*
Asian stock markets : https://tmsnrt.rs/2zpUAr4
*
Oil up 2%, but off early highs, after US strikes Iran
*
Wall St futures dip, waiting to see how Iran reacts
*
Dollar edges up, no broad rush to safety as yet
By Wayne Cole
SYDNEY, June 23 (Reuters) - Wall Street share futures
slipped on Monday and oil prices briefly hit five-month highs as
investors anxiously waited to see if Iran would retaliate to
U.S. attacks on its nuclear sites, with resulting risks to
global activity and inflation.
Early moves were contained, with the dollar getting only a
minor safe-haven bid and no sign of panic selling across
markets.
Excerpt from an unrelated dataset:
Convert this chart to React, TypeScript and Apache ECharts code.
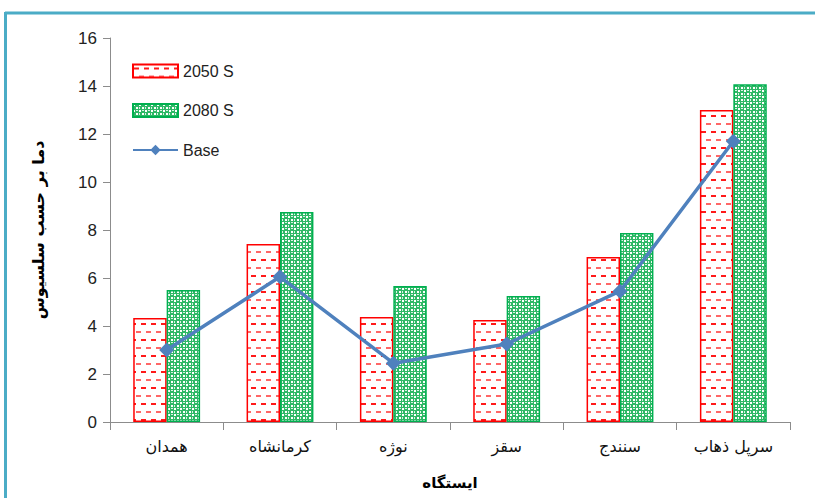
import React, { useEffect, useRef } from "react";
import * as echarts from "echarts";

const categories = ["همدان", "کرمانشاه", "نوژه", "سقز", "سنندج", "سرپل ذهاب"];
const s2050 = [4.33, 7.42, 4.38, 4.25, 6.87, 13.0];
const s2080 = [5.5, 8.75, 5.67, 5.25, 7.88, 14.07];
const base = [3.0, 6.05, 2.45, 3.25, 5.45, 11.7];
const seriesNames = ["2050 S", "2080 S", "Base"];
const yTitle = "دما بر حسب سلسیوس";
const xTitle = "ایستگاه";

function redPattern(): string {
  const c = document.createElement("canvas");
  c.width = 10;
  c.height = 16;
  const g = c.getContext("2d")!;
  g.fillStyle = "#ffffff";
  g.fillRect(0, 0, 10, 16);
  g.fillStyle = "#ff1a1a";
  g.fillRect(1, 3, 5, 2);
  g.fillStyle = "#ff6666";
  g.fillRect(6, 11, 4, 2);
  g.fillRect(0, 11, 1, 2);
  return c.toDataURL();
}

function greenPattern(): string {
  const c = document.createElement("canvas");
  c.width = 6;
  c.height = 6;
  const g = c.getContext("2d")!;
  g.fillStyle = "#2fb866";
  g.fillRect(0, 0, 6, 6);
  g.fillStyle = "#ffffff";
  g.fillRect(0, 0, 2, 2);
  g.fillRect(3, 3, 2, 2);
  g.fillStyle = "#d9f2e3";
  g.fillRect(3, 0, 2, 1);
  g.fillRect(0, 3, 1, 2);
  return c.toDataURL();
}

export default function App() {
  const ref = useRef<HTMLDivElement>(null);
  useEffect(() => {
    const chart = echarts.init(ref.current!, undefined, { renderer: "svg" });
    const rp = { image: redPattern(), repeat: "repeat" };
    const gp = { image: greenPattern(), repeat: "repeat" };
    const font = "Liberation Sans";
    chart.setOption({
      animation: false,
      backgroundColor: "#ffffff",
      grid: { left: 110, right: 25, top: 38, bottom: 76, containLabel: false },
      legend: {
        orient: "vertical",
        left: 127,
        top: 58,
        itemWidth: 45,
        itemHeight: 13,
        itemGap: 23.5,
        textStyle: { fontFamily: font, fontSize: 16, color: "#222" },
        data: [
          { name: seriesNames[0], icon: "rect" },
          { name: seriesNames[1], icon: "rect" },
          { name: seriesNames[2] },
        ],
      },
      xAxis: {
        type: "category",
        data: categories,
        name: xTitle,
        nameLocation: "middle",
        nameGap: 53,
        nameTextStyle: { fontFamily: "DejaVu Sans", fontSize: 15, fontWeight: "bold", color: "#000" },
        axisLine: { lineStyle: { color: "#8c8c8c", width: 1 } },
        axisTick: { show: true, length: 8, lineStyle: { color: "#8c8c8c" } },
        axisLabel: { fontFamily: "DejaVu Sans", fontSize: 16, color: "#111", margin: 16 },
      },
      yAxis: {
        type: "value",
        min: 0,
        max: 16,
        interval: 2,
        name: yTitle,
        nameLocation: "middle",
        nameGap: 64,
        nameRotate: 90,
        nameTextStyle: { fontFamily: "DejaVu Sans", fontSize: 16, fontWeight: "bold", color: "#000" },
        axisLine: { show: true, lineStyle: { color: "#8c8c8c", width: 1 } },
        axisTick: { show: true, length: 7, lineStyle: { color: "#8c8c8c" } },
        axisLabel: { fontFamily: font, fontSize: 17, color: "#222", margin: 13 },
        splitLine: { show: false },
      },
      series: [
        {
          name: seriesNames[0],
          type: "bar",
          data: s2050,
          barGap: "0%",
          barCategoryGap: "41%",
          itemStyle: { color: rp, borderColor: "#ff0000", borderWidth: 1.5 },
        },
        {
          name: seriesNames[1],
          type: "bar",
          data: s2080,
          itemStyle: { color: gp, borderColor: "#00b050", borderWidth: 1.5 },
        },
        {
          name: seriesNames[2],
          type: "line",
          data: base,
          symbol: "diamond",
          symbolSize: 15,
          lineStyle: { color: "#4f81bd", width: 3.5 },
          itemStyle: { color: "#4f81bd" },
          z: 5,
        },
      ],
      graphic: [
        { type: "line", shape: { x1: 5, y1: 13, x2: 815, y2: 13 }, style: { stroke: "#4bacc6", lineWidth: 3 }, silent: true },
        { type: "line", shape: { x1: 5.5, y1: 12, x2: 5.5, y2: 498 }, style: { stroke: "#4bacc6", lineWidth: 3 }, silent: true },
      ],
    });
    return () => chart.dispose();
  }, []);
  return <div ref={ref} style={{ position: "absolute", left: 0, top: 0, width: 815, height: 498 }} />;
}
Oil prices were up around 2%, but already well off
their initial peaks.
Optimists were hoping Iran might back down now its nuclear
ambitions had been curtailed, or even that regime change might
bring a less hostile government to power there.
Analysts at JPMorgan, however, cautioned that past episodes
of regime change in the region typically resulted in oil prices
spiking by as much as 76% and averaging a 30% rise over time.
Key will be access through the Strait of Hormuz, which is
only about 33 km (21 miles) wide at its narrowest point and sees
around 20% of the world's daily oil consumption.
"With the U.S. becoming involved, the risk of Iran
retaliating by disrupting the flows of oil from the Middle East
has risen significantly," warned analysts at ANZ. "Prices in the
$90-95/bbl range would be the likely outcome."
For now, Brent was up a relatively restrained 1.9%
at $78.46 a barrel, while U.S. crude rose 2% to $75.30.
Elsewhere in commodity markets, gold edged up 0.2% to $3,375
an ounce.
Share markets were proving resilient so far, with S&P 500
futures off 0.3% and Nasdaq futures down 0.5%,
having both started with losses near 1%.
Nikkei futures were just a fraction lower at 38,380,
pointing to a small opening fall for the cash index.
The dollar edged up 0.2% on the Japanese yen to 146.36 yen
, while the euro dipped 0.3% to $1.1485. The
dollar index firmed 0.25% to 99.008.
There was also no sign of a rush to the traditional safety
of Treasuries, with futures up only 1 tick.
Futures for Federal Reserve interest rates were a
tick lower, likely reflecting concerns a sustained rise in oil
prices would add to inflationary pressures at a time when
tariffs were just being felt in U.S. prices.
Markets are still pricing a slim chance the Fed will cut at
its next meeting on July 30, even after Fed Governor Christopher
Waller broke ranks and argued for a July easing.
Most other Fed members, including Chair Jerome Powell, have
been more cautious on policy leading markets to wager a cut is
far more likely in September.
At least 15 Fed officials are speaking this week, and Powell
faces two days of questions from lawmakers, which is certain to
cover the potential impact of President Donald Trump's tariffs
and the attack on Iran.
The Middle East will be high on the agenda at a NATO leaders
meeting at the Hague this week, where most members have agreed
to commit to a sharp rise in defence spending.
Among the economic data due are figures on U.S. core
inflation and weekly jobless claims, along with early readings
on June factory activity from across the globe.